### Work to do
Copy exactly the lines from the beginning of the data down to and including the line holding "const chart = echarts.init(document.getElementById('chart'))", without any pictures.

### Collected data
....................
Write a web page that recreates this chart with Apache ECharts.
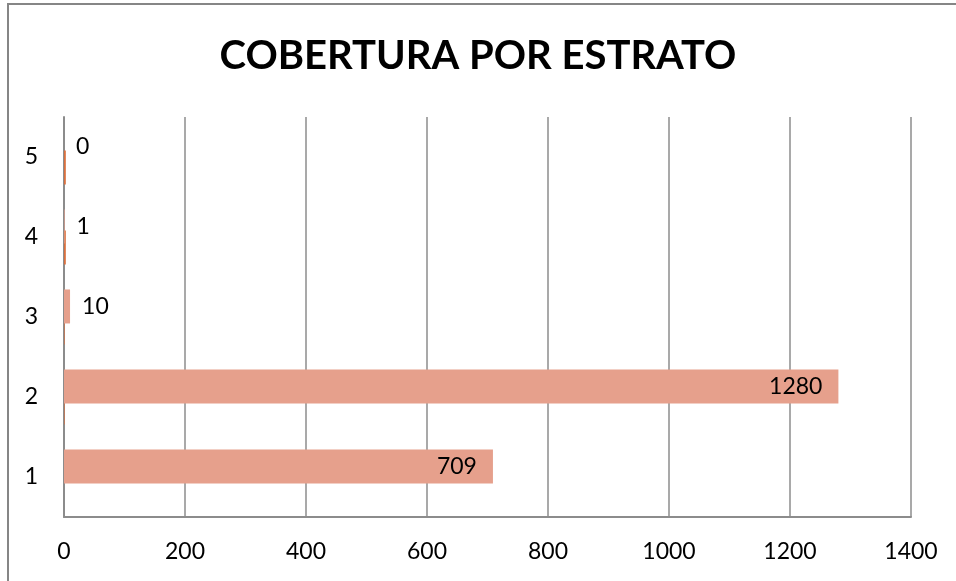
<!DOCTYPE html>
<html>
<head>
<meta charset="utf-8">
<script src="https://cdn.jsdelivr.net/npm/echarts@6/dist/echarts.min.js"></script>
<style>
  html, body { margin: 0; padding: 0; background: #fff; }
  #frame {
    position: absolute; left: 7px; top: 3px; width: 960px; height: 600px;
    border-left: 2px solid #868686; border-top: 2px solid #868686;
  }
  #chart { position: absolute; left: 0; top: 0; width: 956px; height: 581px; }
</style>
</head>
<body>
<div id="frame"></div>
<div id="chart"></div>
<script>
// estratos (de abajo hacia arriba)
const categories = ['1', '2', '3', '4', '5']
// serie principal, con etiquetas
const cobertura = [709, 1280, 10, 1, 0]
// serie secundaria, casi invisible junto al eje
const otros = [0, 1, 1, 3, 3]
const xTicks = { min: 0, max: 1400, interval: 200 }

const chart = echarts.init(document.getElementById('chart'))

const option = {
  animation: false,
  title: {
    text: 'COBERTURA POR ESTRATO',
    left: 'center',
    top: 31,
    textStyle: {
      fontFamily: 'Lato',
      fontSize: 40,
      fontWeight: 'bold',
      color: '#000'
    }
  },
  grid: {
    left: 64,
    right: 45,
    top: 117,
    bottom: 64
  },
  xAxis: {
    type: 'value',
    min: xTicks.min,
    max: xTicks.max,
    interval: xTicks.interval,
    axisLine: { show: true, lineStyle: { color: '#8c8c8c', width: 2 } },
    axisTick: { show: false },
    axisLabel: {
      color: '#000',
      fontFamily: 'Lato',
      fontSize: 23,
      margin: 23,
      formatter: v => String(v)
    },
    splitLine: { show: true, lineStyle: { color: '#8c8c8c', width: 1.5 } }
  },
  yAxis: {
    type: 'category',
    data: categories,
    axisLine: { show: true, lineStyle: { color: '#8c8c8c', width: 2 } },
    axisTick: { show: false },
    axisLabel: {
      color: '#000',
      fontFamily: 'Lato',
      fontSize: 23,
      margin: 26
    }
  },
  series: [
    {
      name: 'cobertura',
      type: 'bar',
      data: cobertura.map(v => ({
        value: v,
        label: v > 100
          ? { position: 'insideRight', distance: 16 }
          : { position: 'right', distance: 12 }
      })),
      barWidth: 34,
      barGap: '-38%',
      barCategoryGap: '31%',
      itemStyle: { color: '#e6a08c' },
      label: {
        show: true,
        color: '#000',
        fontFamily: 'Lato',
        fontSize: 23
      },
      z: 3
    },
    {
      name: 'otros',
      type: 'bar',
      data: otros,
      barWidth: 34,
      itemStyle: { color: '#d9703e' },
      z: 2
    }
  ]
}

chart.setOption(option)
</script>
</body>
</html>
....................
### Answer for the task
Write a web page that recreates this chart with Apache ECharts.
<!DOCTYPE html>
<html>
<head>
<meta charset="utf-8">
<script src="https://cdn.jsdelivr.net/npm/echarts@6/dist/echarts.min.js"></script>
<style>
  html, body { margin: 0; padding: 0; background: #fff; }
  #frame {
    position: absolute; left: 7px; top: 3px; width: 960px; height: 600px;
    border-left: 2px solid #868686; border-top: 2px solid #868686;
  }
  #chart { position: absolute; left: 0; top: 0; width: 956px; height: 581px; }
</style>
</head>
<body>
<div id="frame"></div>
<div id="chart"></div>
<script>
// estratos (de abajo hacia arriba)
const categories = ['1', '2', '3', '4', '5']
// serie principal, con etiquetas
const cobertura = [709, 1280, 10, 1, 0]
// serie secundaria, casi invisible junto al eje
const otros = [0, 1, 1, 3, 3]
const xTicks = { min: 0, max: 1400, interval: 200 }

const chart = echarts.init(document.getElementById('chart'))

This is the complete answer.